-- START Dataset excerpt --

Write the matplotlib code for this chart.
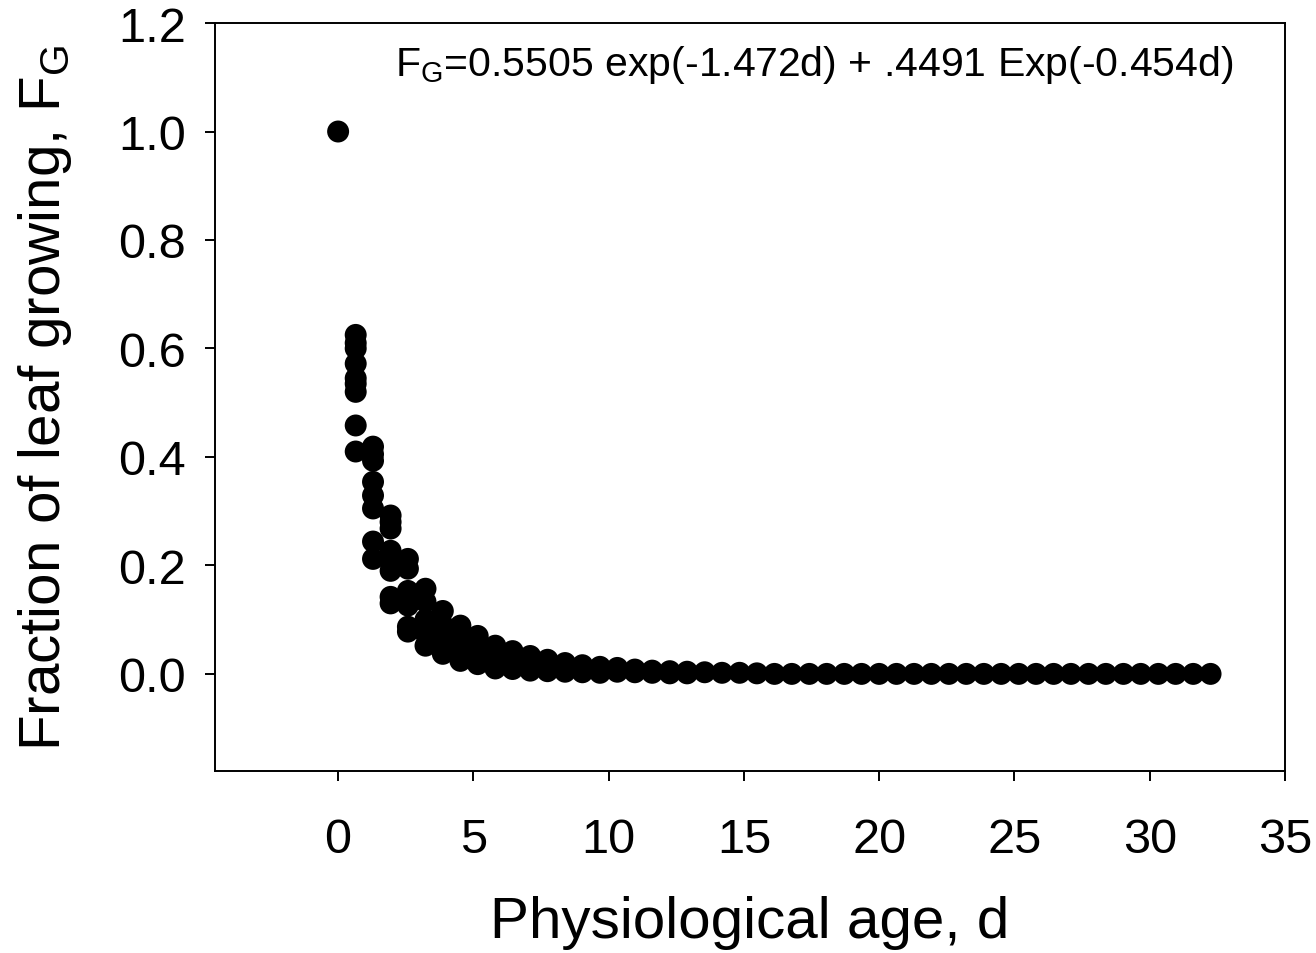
import matplotlib
matplotlib.use("Agg")
import matplotlib.pyplot as plt

plt.rcParams['font.family'] = ['Liberation Sans', 'DejaVu Sans']
plt.rcParams['mathtext.fontset'] = 'custom'
plt.rcParams['mathtext.rm'] = 'Liberation Sans'
plt.rcParams['mathtext.it'] = 'Liberation Sans'

# physiological age of each sampling column, d
age = [0, 0.65, 1.29, 1.94, 2.58, 3.23, 3.87, 4.52, 5.16, 5.81, 6.45, 7.10,
       7.74, 8.39, 9.03, 9.68, 10.32, 10.97, 11.61, 12.26, 12.90, 13.55, 14.19,
       14.84, 15.48, 16.13, 16.77, 17.42, 18.06, 18.71, 19.35, 20.00, 20.64,
       21.29, 21.93, 22.58, 23.22, 23.87, 24.51, 25.16, 25.80, 26.45, 27.09,
       27.74, 28.38, 29.03, 29.67, 30.32, 30.96, 31.61, 32.25]

# fraction of leaf growing observed at each age (several leaves per column)
frac = [
    [1.0],
    [0.625, 0.61, 0.60, 0.572, 0.545, 0.535, 0.52, 0.458, 0.41],
    [0.419, 0.405, 0.393, 0.354, 0.329, 0.305, 0.244, 0.212],
    [0.292, 0.28, 0.268, 0.227, 0.205, 0.19, 0.142, 0.13],
    [0.212, 0.194, 0.153, 0.14, 0.126, 0.087, 0.078],
    [0.157, 0.133, 0.10, 0.075, 0.052],
    [0.116, 0.09, 0.068, 0.05, 0.037],
    [0.089, 0.07, 0.05, 0.035, 0.024],
    [0.07, 0.05, 0.035, 0.025, 0.018],
    [0.052, 0.035, 0.02, 0.01],
    [0.042, 0.025, 0.015, 0.009],
    [0.033, 0.02, 0.01, 0.006],
    [0.026, 0.015, 0.005],
    [0.02, 0.01, 0.004],
    [0.016, 0.008, 0.003],
    [0.013, 0.006, 0.002],
    [0.011, 0.004],
    [0.008, 0.003],
    [0.006, 0.002],
    [0.005, 0.001],
    [0.004, 0.001],
    [0.003], [0.002], [0.002], [0.001],
] + [[0.0]] * 26

xticks = [0, 5, 10, 15, 20, 25, 30, 35]
yticks = [0.0, 0.2, 0.4, 0.6, 0.8, 1.0, 1.2]

xs, ys = [], []
for a, col in zip(age, frac):
    for v in col:
        xs.append(a)
        ys.append(v)

fig = plt.figure(figsize=(13.16, 9.54), dpi=100)
ax = fig.add_axes([0.1634, 0.1908, 0.813, 0.784])
ax.scatter(xs, ys, s=250, c='black', edgecolors='none', zorder=3)

ax.set_xlim(-4.55, 35)
ax.set_ylim(-0.179, 1.2)
ax.set_xticks(xticks)
ax.set_yticks(yticks)
ax.set_yticklabels(['%.1f' % v for v in yticks])
ax.tick_params(direction='out', length=7, width=1.4, labelsize=35)
ax.tick_params(axis='y', pad=14)
ax.tick_params(axis='x', pad=26)
for sp in ax.spines.values():
    sp.set_linewidth(1.4)

ax.set_xlabel('Physiological age, d', fontsize=42, labelpad=24)
ax.set_ylabel(r'Fraction of leaf growing, $\mathregular{F_G}$', fontsize=42, labelpad=32)

ax.text(0.168, 0.945, r'$\mathregular{F_G}$=0.5505 exp(-1.472d) + .4491 Exp(-0.454d)',
        transform=ax.transAxes, fontsize=29.5, va='center', ha='left')

fig.savefig('out.png', dpi=100)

-- END Dataset excerpt --

**Aim**. Leave the pictures out and reproduce exactly the lines from the top of the listing above through the line with "yticks = [0.0, 0.2, 0.4, 0.6, 0.8, 1.0, 1.2]".

**Right answer**.
Write the matplotlib code for this chart.
import matplotlib
matplotlib.use("Agg")
import matplotlib.pyplot as plt

plt.rcParams['font.family'] = ['Liberation Sans', 'DejaVu Sans']
plt.rcParams['mathtext.fontset'] = 'custom'
plt.rcParams['mathtext.rm'] = 'Liberation Sans'
plt.rcParams['mathtext.it'] = 'Liberation Sans'

# physiological age of each sampling column, d
age = [0, 0.65, 1.29, 1.94, 2.58, 3.23, 3.87, 4.52, 5.16, 5.81, 6.45, 7.10,
       7.74, 8.39, 9.03, 9.68, 10.32, 10.97, 11.61, 12.26, 12.90, 13.55, 14.19,
       14.84, 15.48, 16.13, 16.77, 17.42, 18.06, 18.71, 19.35, 20.00, 20.64,
       21.29, 21.93, 22.58, 23.22, 23.87, 24.51, 25.16, 25.80, 26.45, 27.09,
       27.74, 28.38, 29.03, 29.67, 30.32, 30.96, 31.61, 32.25]

# fraction of leaf growing observed at each age (several leaves per column)
frac = [
    [1.0],
    [0.625, 0.61, 0.60, 0.572, 0.545, 0.535, 0.52, 0.458, 0.41],
    [0.419, 0.405, 0.393, 0.354, 0.329, 0.305, 0.244, 0.212],
    [0.292, 0.28, 0.268, 0.227, 0.205, 0.19, 0.142, 0.13],
    [0.212, 0.194, 0.153, 0.14, 0.126, 0.087, 0.078],
    [0.157, 0.133, 0.10, 0.075, 0.052],
    [0.116, 0.09, 0.068, 0.05, 0.037],
    [0.089, 0.07, 0.05, 0.035, 0.024],
    [0.07, 0.05, 0.035, 0.025, 0.018],
    [0.052, 0.035, 0.02, 0.01],
    [0.042, 0.025, 0.015, 0.009],
    [0.033, 0.02, 0.01, 0.006],
    [0.026, 0.015, 0.005],
    [0.02, 0.01, 0.004],
    [0.016, 0.008, 0.003],
    [0.013, 0.006, 0.002],
    [0.011, 0.004],
    [0.008, 0.003],
    [0.006, 0.002],
    [0.005, 0.001],
    [0.004, 0.001],
    [0.003], [0.002], [0.002], [0.001],
] + [[0.0]] * 26

xticks = [0, 5, 10, 15, 20, 25, 30, 35]
yticks = [0.0, 0.2, 0.4, 0.6, 0.8, 1.0, 1.2]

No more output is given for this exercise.